Knowledge can set us free

The world economy is unjust and selfish. Its flaws are stifling effective climate action. We must empower the next generation to shape the future, unencumbered by the distorted priorities that currently prevail

ClimateGlobal

Climate activist Greta Thunberg addresses the Fridays for Future protest held in Milan during the Pre-COP 26 Summit. ©Mauro Ujetto/NurPhoto via Getty Images

The UN Sustainable Development Solutions Network (SDSN) reached out to global leaders across all sectors of society – business, academia, politics, and civil society – to put forward key climate and sustainable development solutions in advance of COP26. The resulting short essays collected in this volume are wonderful: direct, powerful, succinct, and cogent. They spell out a roadmap for action from people who are on the frontlines of the battle for sustainable development. 

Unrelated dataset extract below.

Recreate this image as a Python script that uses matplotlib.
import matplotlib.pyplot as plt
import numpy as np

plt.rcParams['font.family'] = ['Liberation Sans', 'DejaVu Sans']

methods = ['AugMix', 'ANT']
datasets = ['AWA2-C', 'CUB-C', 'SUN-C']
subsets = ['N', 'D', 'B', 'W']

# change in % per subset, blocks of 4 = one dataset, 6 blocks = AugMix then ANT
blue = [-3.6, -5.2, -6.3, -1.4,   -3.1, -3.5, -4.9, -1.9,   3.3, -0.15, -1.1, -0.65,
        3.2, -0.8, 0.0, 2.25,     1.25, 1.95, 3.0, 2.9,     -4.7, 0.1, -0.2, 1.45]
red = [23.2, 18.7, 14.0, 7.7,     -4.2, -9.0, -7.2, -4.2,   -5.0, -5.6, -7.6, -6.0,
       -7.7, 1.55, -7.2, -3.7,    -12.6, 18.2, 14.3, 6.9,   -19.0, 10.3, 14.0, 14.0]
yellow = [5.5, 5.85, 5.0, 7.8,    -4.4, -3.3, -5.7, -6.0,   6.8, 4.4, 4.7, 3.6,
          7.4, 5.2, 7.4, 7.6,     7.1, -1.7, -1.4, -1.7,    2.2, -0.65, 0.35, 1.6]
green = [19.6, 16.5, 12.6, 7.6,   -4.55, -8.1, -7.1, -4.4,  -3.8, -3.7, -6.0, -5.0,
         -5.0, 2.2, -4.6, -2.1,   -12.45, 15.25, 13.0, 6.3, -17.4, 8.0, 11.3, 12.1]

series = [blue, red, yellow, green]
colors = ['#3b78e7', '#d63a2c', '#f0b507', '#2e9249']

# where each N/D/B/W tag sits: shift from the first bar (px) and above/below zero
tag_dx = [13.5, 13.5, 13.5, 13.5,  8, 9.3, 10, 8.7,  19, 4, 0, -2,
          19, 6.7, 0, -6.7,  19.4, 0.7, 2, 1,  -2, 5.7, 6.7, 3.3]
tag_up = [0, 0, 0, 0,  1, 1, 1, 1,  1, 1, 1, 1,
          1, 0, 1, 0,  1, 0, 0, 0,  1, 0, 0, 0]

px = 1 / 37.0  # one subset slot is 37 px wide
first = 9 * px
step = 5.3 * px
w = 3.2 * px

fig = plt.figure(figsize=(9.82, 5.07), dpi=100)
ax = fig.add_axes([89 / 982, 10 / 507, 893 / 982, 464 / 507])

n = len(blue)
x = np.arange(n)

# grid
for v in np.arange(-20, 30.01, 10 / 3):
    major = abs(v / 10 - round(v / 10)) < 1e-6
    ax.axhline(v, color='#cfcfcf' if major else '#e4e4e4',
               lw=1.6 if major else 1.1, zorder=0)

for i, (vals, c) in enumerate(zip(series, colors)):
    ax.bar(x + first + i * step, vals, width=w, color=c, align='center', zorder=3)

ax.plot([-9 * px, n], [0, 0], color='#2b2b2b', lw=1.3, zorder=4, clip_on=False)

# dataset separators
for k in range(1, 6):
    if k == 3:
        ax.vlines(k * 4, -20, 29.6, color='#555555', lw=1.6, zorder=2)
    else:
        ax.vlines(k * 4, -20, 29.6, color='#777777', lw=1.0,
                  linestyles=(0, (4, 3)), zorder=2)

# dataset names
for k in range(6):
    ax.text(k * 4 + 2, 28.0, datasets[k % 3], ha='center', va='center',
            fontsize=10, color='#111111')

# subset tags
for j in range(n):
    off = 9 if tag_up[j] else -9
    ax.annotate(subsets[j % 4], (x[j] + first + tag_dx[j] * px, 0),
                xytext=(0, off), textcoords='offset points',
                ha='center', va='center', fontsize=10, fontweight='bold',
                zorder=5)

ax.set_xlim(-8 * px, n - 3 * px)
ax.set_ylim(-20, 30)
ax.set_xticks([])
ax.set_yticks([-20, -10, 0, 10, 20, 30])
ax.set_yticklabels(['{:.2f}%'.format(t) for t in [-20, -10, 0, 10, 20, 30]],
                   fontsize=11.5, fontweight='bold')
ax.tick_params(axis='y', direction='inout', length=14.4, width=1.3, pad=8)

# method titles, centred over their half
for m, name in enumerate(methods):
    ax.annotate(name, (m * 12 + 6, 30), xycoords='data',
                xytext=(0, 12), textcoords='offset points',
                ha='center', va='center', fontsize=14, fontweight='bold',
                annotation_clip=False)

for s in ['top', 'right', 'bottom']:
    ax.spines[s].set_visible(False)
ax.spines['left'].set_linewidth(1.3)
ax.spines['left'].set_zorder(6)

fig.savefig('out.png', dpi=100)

And a battle it is. The global economy produces wealth but it does not produce sustainable development. The world output of some USD100 trillion per year is enough to meet our needs and to protect the Earth for all, including future generations, but it is poorly allocated. Much of the USD100 trillion in output is destructive of the Earth itself, leading to catastrophic climate change, loss of biodiversity, mega-pollution, and increasing frequency of emerging diseases, not least of which is the Covid-19 pandemic. Much of the USD100 trillion goes to the world’s richest people and countries, leaving billions of people in chronic deprivation. 

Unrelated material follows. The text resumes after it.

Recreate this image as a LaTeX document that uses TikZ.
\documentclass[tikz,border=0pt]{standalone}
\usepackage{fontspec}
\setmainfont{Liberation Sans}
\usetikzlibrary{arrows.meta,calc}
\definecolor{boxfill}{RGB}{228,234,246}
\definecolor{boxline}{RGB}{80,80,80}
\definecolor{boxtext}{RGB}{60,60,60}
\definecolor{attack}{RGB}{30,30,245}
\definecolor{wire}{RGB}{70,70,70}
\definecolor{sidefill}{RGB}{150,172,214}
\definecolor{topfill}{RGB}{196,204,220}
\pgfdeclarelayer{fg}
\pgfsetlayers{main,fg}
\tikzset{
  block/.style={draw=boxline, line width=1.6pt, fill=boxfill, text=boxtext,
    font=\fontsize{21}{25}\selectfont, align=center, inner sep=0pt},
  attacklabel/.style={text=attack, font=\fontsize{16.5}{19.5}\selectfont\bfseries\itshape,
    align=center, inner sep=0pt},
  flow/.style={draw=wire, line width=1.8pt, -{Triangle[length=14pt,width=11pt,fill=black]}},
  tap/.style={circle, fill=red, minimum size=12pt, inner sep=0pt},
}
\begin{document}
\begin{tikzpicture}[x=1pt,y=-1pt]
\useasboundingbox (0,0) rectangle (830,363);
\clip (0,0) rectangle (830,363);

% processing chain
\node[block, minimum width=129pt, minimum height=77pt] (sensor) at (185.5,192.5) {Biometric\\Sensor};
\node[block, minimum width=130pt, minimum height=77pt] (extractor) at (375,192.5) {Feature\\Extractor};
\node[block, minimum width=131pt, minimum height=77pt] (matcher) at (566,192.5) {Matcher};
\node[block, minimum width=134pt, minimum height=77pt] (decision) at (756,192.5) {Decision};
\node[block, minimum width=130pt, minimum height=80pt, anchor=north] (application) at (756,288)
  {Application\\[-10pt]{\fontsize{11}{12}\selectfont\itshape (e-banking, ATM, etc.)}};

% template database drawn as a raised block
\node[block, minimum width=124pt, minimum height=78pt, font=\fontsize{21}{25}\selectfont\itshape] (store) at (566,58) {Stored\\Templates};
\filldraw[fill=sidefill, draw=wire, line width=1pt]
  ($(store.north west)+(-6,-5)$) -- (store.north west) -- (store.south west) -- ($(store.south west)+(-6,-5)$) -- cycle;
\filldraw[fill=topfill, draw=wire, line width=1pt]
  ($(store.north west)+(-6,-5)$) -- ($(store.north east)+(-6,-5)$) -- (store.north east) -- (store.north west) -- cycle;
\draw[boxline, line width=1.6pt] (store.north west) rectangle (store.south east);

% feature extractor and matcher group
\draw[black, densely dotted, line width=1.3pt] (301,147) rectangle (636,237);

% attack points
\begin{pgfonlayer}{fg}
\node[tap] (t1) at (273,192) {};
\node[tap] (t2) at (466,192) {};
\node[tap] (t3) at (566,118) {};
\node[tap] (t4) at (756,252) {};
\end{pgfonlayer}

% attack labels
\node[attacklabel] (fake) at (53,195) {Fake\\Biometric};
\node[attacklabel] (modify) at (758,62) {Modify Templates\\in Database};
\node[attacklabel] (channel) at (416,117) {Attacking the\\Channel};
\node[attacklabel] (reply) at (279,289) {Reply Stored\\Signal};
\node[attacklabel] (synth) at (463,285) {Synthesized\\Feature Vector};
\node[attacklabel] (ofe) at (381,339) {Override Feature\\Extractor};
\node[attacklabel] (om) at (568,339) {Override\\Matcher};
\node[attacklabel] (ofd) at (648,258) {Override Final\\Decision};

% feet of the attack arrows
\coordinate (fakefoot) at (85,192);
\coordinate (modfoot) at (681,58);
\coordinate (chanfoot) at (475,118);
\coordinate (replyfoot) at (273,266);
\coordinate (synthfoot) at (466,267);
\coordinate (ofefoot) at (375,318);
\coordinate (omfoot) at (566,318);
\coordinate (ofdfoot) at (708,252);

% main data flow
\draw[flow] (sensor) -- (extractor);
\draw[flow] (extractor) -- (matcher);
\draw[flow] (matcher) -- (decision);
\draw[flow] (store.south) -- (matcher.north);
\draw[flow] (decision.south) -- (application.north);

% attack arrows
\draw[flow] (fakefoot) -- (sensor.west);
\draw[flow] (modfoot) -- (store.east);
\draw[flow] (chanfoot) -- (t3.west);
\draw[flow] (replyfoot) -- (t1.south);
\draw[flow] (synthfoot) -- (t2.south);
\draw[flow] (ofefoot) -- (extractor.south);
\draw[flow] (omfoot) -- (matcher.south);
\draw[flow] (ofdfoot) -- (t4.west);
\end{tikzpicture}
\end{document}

The world economy is capitalistic – meaning that it is directed by vast private wealth and oriented around further wealth accumulation. Yes, this global system succeeds in producing wealth, but not in producing it inclusively or sustainably. We speak about social inclusion but produce social exclusion. Of course, that is an old story, but it continues to today despite countless promises, declarations, and goals to the contrary. 

The recommendations herein focus appropriately on technical solutions, such as the shift from fossil fuels to renewable energy; policy solutions, such as new regulatory standards; and ethical solutions, such as moving beyond wealth accumulation as the organizing principle for the world economy. The recommendations focus on top-down solutions for what governments should do to set guardrails and to protect the weak, and bottom-up solutions for what communities, educators, individuals, and especially youth, should do to bring about an urgent and significant change in global direction.  

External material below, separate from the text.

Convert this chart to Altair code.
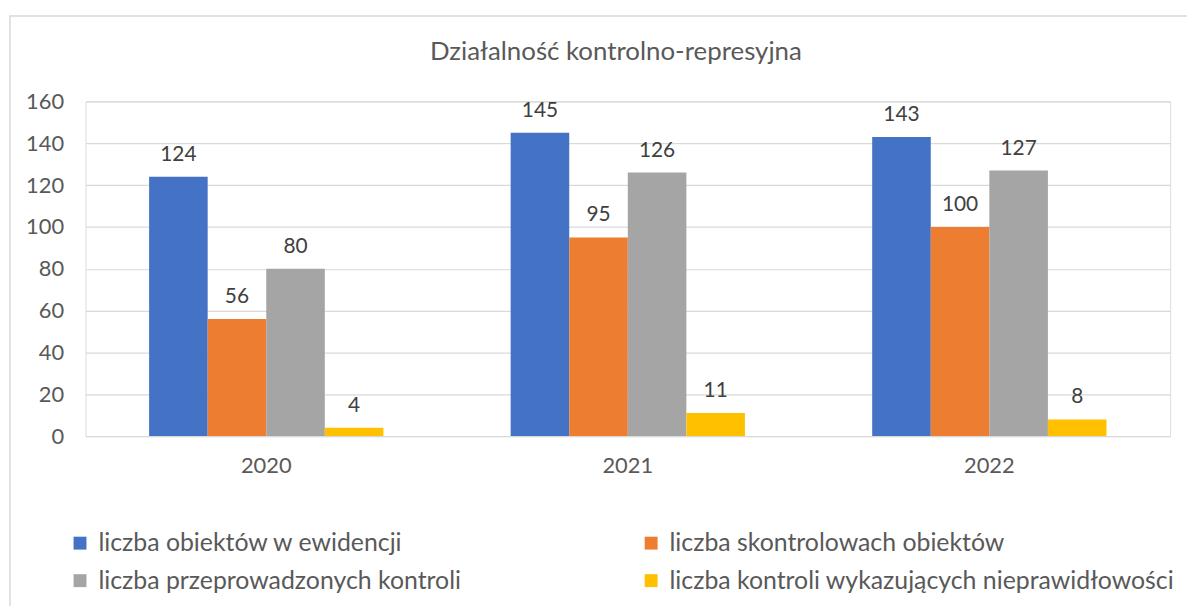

These short essays are best read together in one sitting, as they are highly complementary and thus best taken as a package. Some of the authors suggest that private business and finance can be a force for good, while others bemoan greenwashing and call for rigorous top-down government regulations. Many of the authors focus on the rapid transition from fossil fuels to renewable energy, while another group adds the crucial dimension of nature-based solutions, such as increasing carbon in the soils, trees, grasslands, and other ecozones. Many essays emphasize the need for metrics and data that are harmonized, science-based, timely, and georeferenced, and that can be used to guide governments, financial markets, and businesses, and hold them accountable for their action (or inaction). 

We face a huge puzzle. How can the world as a whole drive the needed changes to produce social justice for the poor and sustainability for the planet, when our dominant social and economic systems are so clearly driven by the quest for financial wealth and power? One consistent answer in these essays is to empower young people to build the sustainable development economy and society of the future. Young people are not yet ensnared in the structures of power that hold back needed change. Young people have the time horizon of the 21st century and beyond, while the rich and the powerful today are generally older and shortsighted, whether because of age, lack of education and training in sustainable development, or the focus on the next quarterly report or the next election. Young people can break free of the grips of shortsightedness. 

It is for this reason that the SDSN is especially devoted to global education for sustainable development (as enshrined in Target 4.7). Knowledge can set us free – whether it is the scientific knowledge of climate change; the technical knowledge of green and digital economies; the policy knowledge of regulation, carbon pricing, and public investment spending; or the moral knowledge of doing what is right, not merely what is expedient. And it is for this reason that SDSN is so proud to present this year’s second edition of SDG Action, themed on climate solutions, with deepest gratitude to the world leaders who have shared their profound insights and given their time to help the world understand our challenges and pathways to the future we want.